Caching is not optional. Query results and citation statuses must be cached aggressively. There is no reason to fetch the status of *Marbury v. Madison* more than once a day. A Redis or similar in-memory cache can serve these common requests instantly, reducing both latency and cost. The trade-off is cache invalidation logic, which adds complexity. The system must have a way to purge stale data, but this is a far more manageable problem than a massive monthly API bill.
A Code Example: Basic API Wrapper
Building a dedicated wrapper for each API is the first step. This isolates the provider-specific logic. For example, a simple Python function to query a hypothetical API might look like this. It handles authentication and basic error checking, returning a structured response or nothing.
import requests
import os
LEGAL_API_ENDPOINT = "https://api.lawprovider.com/v2/search"
API_KEY = os.environ.get("LEGAL_API_KEY")
def query_case_law(search_term, jurisdiction):
"""
Executes a query against the legal data provider API.
"""
if not API_KEY:
print("Error: API key is not configured.")
return None
headers = {
"Authorization": f"Bearer {API_KEY}",
"Content-Type": "application/json"
}
payload = {
"query": search_term,
"filters": {
"jurisdiction": jurisdiction,
"max_results": 100
}
}
try:
response = requests.post(LEGAL_API_ENDPOINT, headers=headers, json=payload, timeout=30)
response.raise_for_status() # Raises an HTTPError for bad responses (4xx or 5xx)
return response.json()
except requests.exceptions.RequestException as e:
print(f"API request failed: {e}")
return None
# Example usage:
# results = query_case_law("contract interpretation", "New York")
# if results:
# # Begin normalization and filtering process
# pass
This snippet is deceptively simple. A production-ready version would include more robust error handling, retry logic with exponential backoff for transient network failures, and integration with the system’s central logging and monitoring tools. It is the first building block in a much larger structure.
Managing False Positives and Negatives
No automated system is perfect. The rules engine will occasionally filter out a relevant case, a false negative. More dangerously, it may fail to flag a case with negative treatment, a false positive. The architecture must account for this reality. We are not building a system that provides definitive legal answers. We are building a system that provides a high-confidence, pre-filtered dataset for human review.
The user interface must reflect this. Every piece of data should have a clear audit trail, linking back to the original source document from the provider.

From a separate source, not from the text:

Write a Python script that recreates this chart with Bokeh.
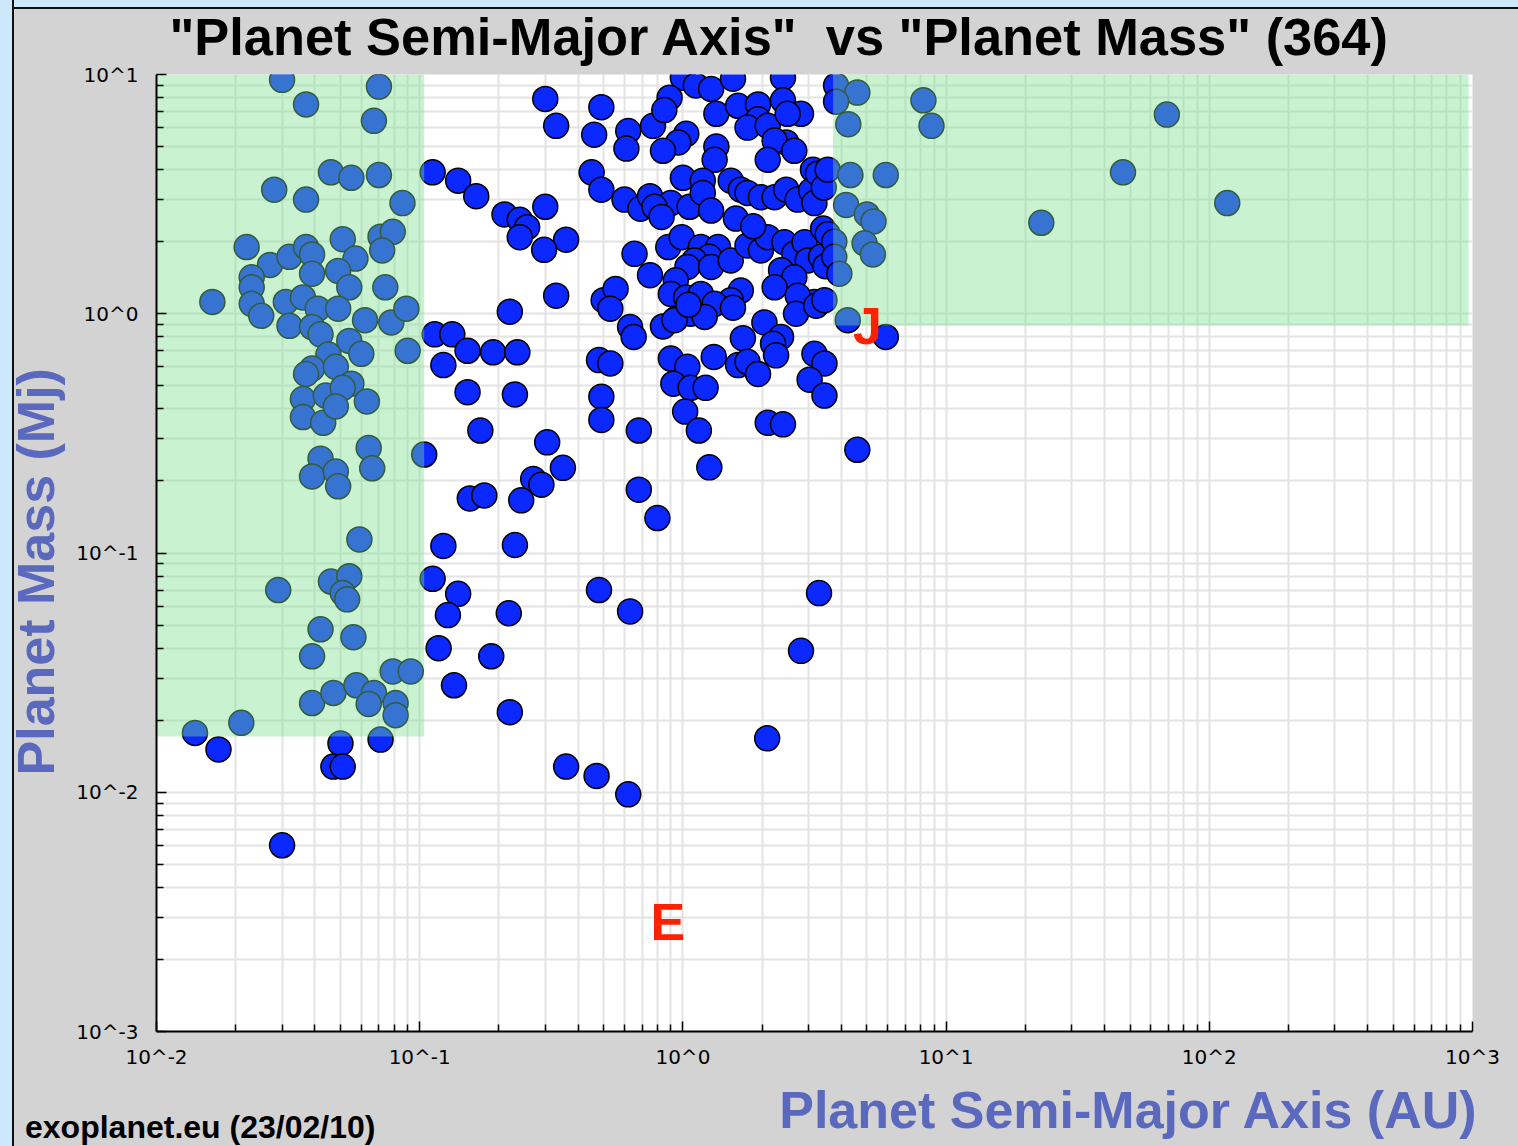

If the system flags a case as “overturned,” that flag must be accompanied by a link to the specific citing case that overturned it. The lawyer must be able to verify the machine’s conclusion in seconds. The system’s credibility depends entirely on this transparency.
The Human-in-the-Loop Workflow
The ultimate output of this system is not a final legal memo but a prioritized work queue for a legal professional. The system should rank results based on a confidence score, which is a composite of precedent level, citation status, and relevance to the query terms. The cases with the highest confidence and binding precedent should be presented first. Cases with cautionary flags or from lower courts should be placed further down the list.
This approach allows the lawyer to focus their valuable time on the most promising material first. The automation has done the heavy lifting of clearing away the 95% of results that were obviously irrelevant or bad law. It transforms the research process from one of discovery in a vast, messy library to one of verification of a small, well-organized set of documents. This is the only realistic and defensible goal of legal research automation. The engineering effort should be focused entirely on building and maintaining the pipeline that enables this specific outcome.